Dambulla Cave Temple  – දඹුල්ල රජමහා විහාරය
Dating back to the 1st Century BC, this is the most impressive cave temple in Sri Lanka. It has five caves under a vast overhanging rock, carved with a drip line to keep the interiors dry. In 1938 the architecture was embellished with arched colonnades and gabled entrances. Inside the caves, the ceilings are painted with intricate patterns of religious images following the contours of the rock. There are images of the Lord Buddha and bodhisattvas, as well as various gods and goddesses.

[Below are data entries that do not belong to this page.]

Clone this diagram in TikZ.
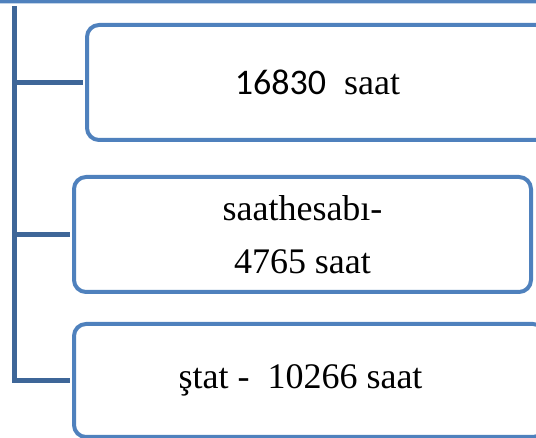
\documentclass[tikz,border=0pt]{standalone}
\usepackage{fontspec}
\setmainfont{Liberation Serif}
\newfontfamily\numfont{Carlito}
\usetikzlibrary{positioning}
\definecolor{boxblue}{RGB}{79,129,189}
\definecolor{linkblue}{RGB}{62,102,152}
\tikzset{
  leaf/.style={draw=boxblue, line width=2pt, rounded corners=6pt, fill=white,
    align=center, inner sep=0pt, font=\fontsize{18}{26.5}\selectfont},
  link/.style={draw=linkblue, line width=2.5pt, shorten >=1pt}
}

\begin{document}
\begin{tikzpicture}[x=0.5pt,y=-0.5pt]
        \useasboundingbox (0,0) rectangle (536,438);
        \clip (0,0) rectangle (536,438);
        % boxes
        \node[leaf, minimum width=300pt, minimum height=61.5pt] (root) at (268,-60) {};
        \node[leaf, minimum width=230.5pt, minimum height=57.5pt] (total) at (317.5,82.5) {{\numfont 16830}~~saat};
        \node[leaf, minimum width=228.5pt, minimum height=57.5pt] (clock) at (302.5,234.5) {saathesabı-\\4765 saat};
        \node[leaf, minimum width=235.5pt, minimum height=56.5pt] (state) at (309.5,380.5) {ştat -~~10266 saat\hspace*{9pt}};
        % tree lines
        \coordinate (top) at (14.5,6);
        \draw[link] (top) |- (state.west);
        \draw[link] (top |- total.west) -- (total.west);
        \draw[link] (top |- clock.west) -- (clock.west);
      \end{tikzpicture}
\end{document}
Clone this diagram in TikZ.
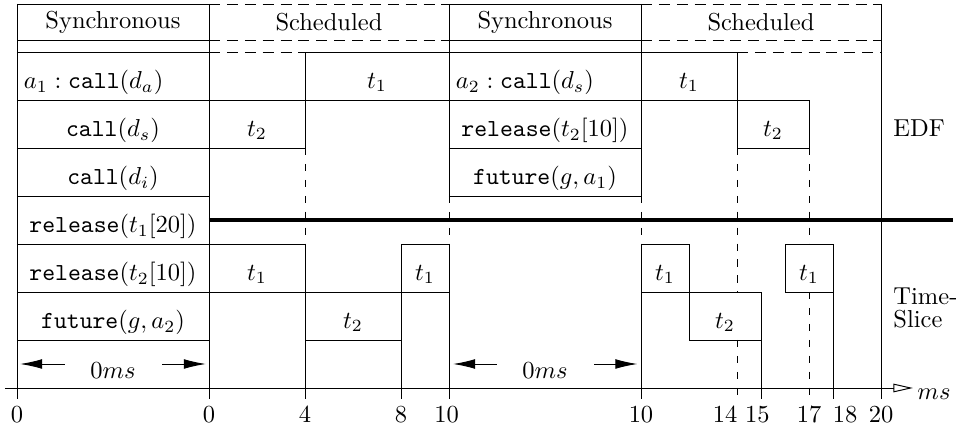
\documentclass[tikz,border=0pt]{standalone}
\usepackage{amsmath,amssymb}
\usepackage{tikz}
\usetikzlibrary{arrows.meta}

\begin{document}
\begin{tikzpicture}[x=0.3443cm, y=0.3443cm,
    sched/.style={dash pattern=on 4.5pt off 2.8pt},
    guide/.style={dash pattern=on 3pt off 3.5pt},
    lbl/.style={inner sep=0pt, yshift=-2.6pt},
    lft/.style={anchor=west, inner sep=0pt, xshift=2.6pt, yshift=-2.6pt},
    dimarr/.style={-{Latex[length=9pt,width=4pt]}},
    sep/.style={line width=1.6pt}]
    \useasboundingbox (-0.708,-1.75) rectangle (39.25,16.167);
    % headers
    \draw (0,16) rectangle (8,14.5);
    \draw (18,16) rectangle (26,14.5);
    \draw[sched] (8,16) -- (18,16) (8,14.5) -- (18,14.5) (8,14) -- (12,14);
    \draw[sched] (26,16) -- (36,16) (26,14.5) -- (36,14.5) (30,14) -- (36,14);
    \node (hs1) at (4,15.25) {Synchronous};
    \node (hd1) at (13,15.25) {Scheduled};
    \node (hs2) at (22,15.25) {Synchronous};
    \node (hd2) at (31,15.25) {Scheduled};
    % synchronous parts
    \draw (0,16) -- (0,-0.46) (8,16) -- (8,-0.46);
    \foreach \y in {14,12,10,8,6,4,2} \draw (0,\y) -- (8,\y);
    \draw (18,16) -- (18,8) (26,16) -- (26,8);
    \draw[guide] (18,8) -- (18,6) (26,8) -- (26,6);
    \draw (18,6) -- (18,-0.46) (26,6) -- (26,-0.46);
    \foreach \y in {14,12,10,8} \draw (18,\y) -- (26,\y);
    \node[lft] (c1) at (0,13) {$a_1:\texttt{call}(d_a)$};
    \node[lbl] (c2) at (4,11) {\texttt{call}$(d_s)$};
    \node[lbl] (c3) at (4,9) {\texttt{call}$(d_i)$};
    \node[lbl] (c4) at (4,7) {\texttt{release}$(t_1[20])$};
    \node[lbl] (c5) at (4,5) {\texttt{release}$(t_2[10])$};
    \node[lbl] (c6) at (4,3) {\texttt{future}$(g,a_2)$};
    \node[lft] (d1) at (18,13) {$a_2:\texttt{call}(d_s)$};
    \node[lbl] (d2) at (22,11) {\texttt{release}$(t_2[10])$};
    \node[lbl] (d3) at (22,9) {\texttt{future}$(g,a_1)$};
    % zero length
    \node[lbl] (z1) at (4,1) {$0ms$};
    \node[lbl] (z2) at (22,1) {$0ms$};
    \coordinate (z1a) at (2,1);    \coordinate (z1b) at (0.13,1);
    \coordinate (z1c) at (6.05,1); \coordinate (z1d) at (7.87,1);
    \coordinate (z2a) at (20,1);   \coordinate (z2b) at (18.17,1);
    \coordinate (z2c) at (24.05,1);\coordinate (z2d) at (25.85,1);
    \draw[dimarr] (z1a) -- (z1b);
    \draw[dimarr] (z1c) -- (z1d);
    \draw[dimarr] (z2a) -- (z2b);
    \draw[dimarr] (z2c) -- (z2d);
    % EDF
    \draw (12,12) rectangle (18,14) (8,10) rectangle (12,12);
    \draw (26,12) rectangle (30,14) (30,10) rectangle (33,12);
    \node[lbl] (e1) at (15,13) {$t_1$};
    \node[lbl] (e2) at (10,11) {$t_2$};
    \node[lbl] (e3) at (28,13) {$t_1$};
    \node[lbl] (e4) at (31.5,11) {$t_2$};
    \draw[guide] (12,10) -- (12,6) (30,10) -- (30,4) (30,2) -- (30,-0.46)
        (33,10) -- (33,6) (33,4) -- (33,-0.46);
    \draw[sep] (8,7) -- (39,7);
    % time slice
    \draw (8,4) rectangle (12,6) (12,2) rectangle (16,4) (16,4) rectangle (18,6);
    \draw (26,4) rectangle (28,6) (28,2) rectangle (31,4) (32,4) rectangle (34,6);
    \draw (12,2) -- (12,-0.46) (16,2) -- (16,-0.46) (31,2) -- (31,-0.46)
        (34,4) -- (34,-0.46) (36,16) -- (36,-0.46);
    \node[lbl] (s1) at (10,5) {$t_1$};
    \node[lbl] (s2) at (14,3) {$t_2$};
    \node[lbl] (s3) at (17,5) {$t_1$};
    \node[lbl] (s4) at (27,5) {$t_1$};
    \node[lbl] (s5) at (29.5,3) {$t_2$};
    \node[lbl] (s6) at (33,5) {$t_1$};
    \node[anchor=west, inner sep=0pt] (edf) at (36.5,10.83) {EDF};
    \node[anchor=west, inner sep=0pt, align=left] (ts) at (36.5,3.33) {Time-\\[-2.5pt]Slice};
    % axis
    \coordinate (ax0) at (-0.5,0);
    \coordinate (ax1) at (37.33,0);
    \draw[-{Triangle[open,length=8pt,width=3.5pt]}] (ax0) -- (ax1);
    \node[anchor=north west, inner sep=0pt] (msl) at (37.5,0) {$ms$};
    \foreach \x/\t in {0/0,8/0,12/4,16/8,17.9/10,26/10,29.5/14,30.85/15,33/17,34.5/18,36/20}
        \node (tk\t) at (\x,-1.12) {$\t$};
\end{tikzpicture}
\end{document}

The temple is composed of five caves, which have been converted into shrine rooms. The caves, built at the base of a 150m high rock during the Anuradhapura (1st Century BC to 993 AD) and Polonnaruwa times (1073 to 1250), are by far the most impressive of the many cave temples found in Sri Lanka. Access is along the gentle slope of the Dambulla Rock, offering a panoramic view of the surrounding flat lands, which includes the rock fortress Sigiriya, 19kms away. Families of friendly monkeys make the climb even more interesting. Dusk brings hundreds of swooping swallows to the cave entrance. The largest cave measures about 52m from east to west, and 23m from the entrance to the back, this spectacular cave is 7m tall at its highest point. Hindu deities are also represented here, as are the kings Valgamba and Nissankamalla, and Ananda – the Buddha’s most devoted disciple.
Within these shrine rooms is housed a collection of one hundred and fifty statues of the Buddhist Order and the country’s history. These statues and paintings are representative of many epochs of Sinhala sculpture and art. The Buddha statues are in varying sizes and attitudes – the largest is 15 metres long. One cave has over 1,500 paintings of Buddha covering the ceiling.
The Dambulla cave monastery is still functional and remains the best-preserved ancient edifice in Sri Lanka. This complex dates from the 3rd and 2nd Centuries BC, when it was already established as one of the largest and most important monasteries. King Walagambahu is traditionally thought to have converted the caves into a temple in the 1st century BC. Exiled from Anuradhapura, he sought refuge here from South Indian usurpers for 15 years. After reclaiming his capital, the King built a temple in thankful worship. Many other kings added to it later and by the 11th century, the caves had become a major religious centre and still are. King Nissanka Malla gilded the caves and added about 70 Buddha statues in 1190. During the 18th century, the caves were restored and painted by the Kandyan Kings.
The first cave is called Devarajalena, or “Cave of the Divine King.” An account of the founding of the monastery is recorded in a first-century Brahmi inscription over the entrance to the first cave. This cave is dominated by the 14-meter statue of the Buddha, hewn out of the rock. It has been repainted countless times in the course of its history, and probably received its last coat of paint in the 20th century. At his feet is Buddha’s favorite pupil, Ananda; at his head, Vishnu, said to have used his divine powers to create the caves.
In the second and largest cave, in addition to 16 standing and 40 seated statues of Buddha, are the gods Saman and Vishnu, which pilgrims often decorate with garlands, and finally statues of King Vattagamani, who honored the monastery in the first century B.C., and King Nissanka Malla, responsible in the 12th century for the gilding of 50 statues, as indicated by a stone inscription near the monastery entrance. This cave is accordingly called Maharajalena, “Cave of the Great Kings.” The Buddha statue hewn out of the rock on the left side of the room is escorted by wooden figures of the Bodhisattvas Maitreya (left) and Avalokiteshvara or Natha (right). There is also a dagoba and a spring which drips its water, said to have healing powers, out of a crack in the ceiling. Valuable tempera paintings on the cave ceiling dating from the 18th century depict scenes from Buddha’s life, from the dream of Mahamaya to temptation by the demon Mara. Further pictures relate important events from the country’s history
The third cave, the Maha Alut Vihara, the “Great New Monastery,” acquired ceiling and wall paintings in the typical Kandy style during the reign of King Kirti Sri Rajasinha (1747-1782), the famous Buddhist revivalist. In addition to the 50 Buddha statues, there is also a statue of the the king.
The fourth and fifth caves are smaller; they date from a later period and are not of such high quality. A small Vishnu Devale between the first and second caves attracts many worshipers.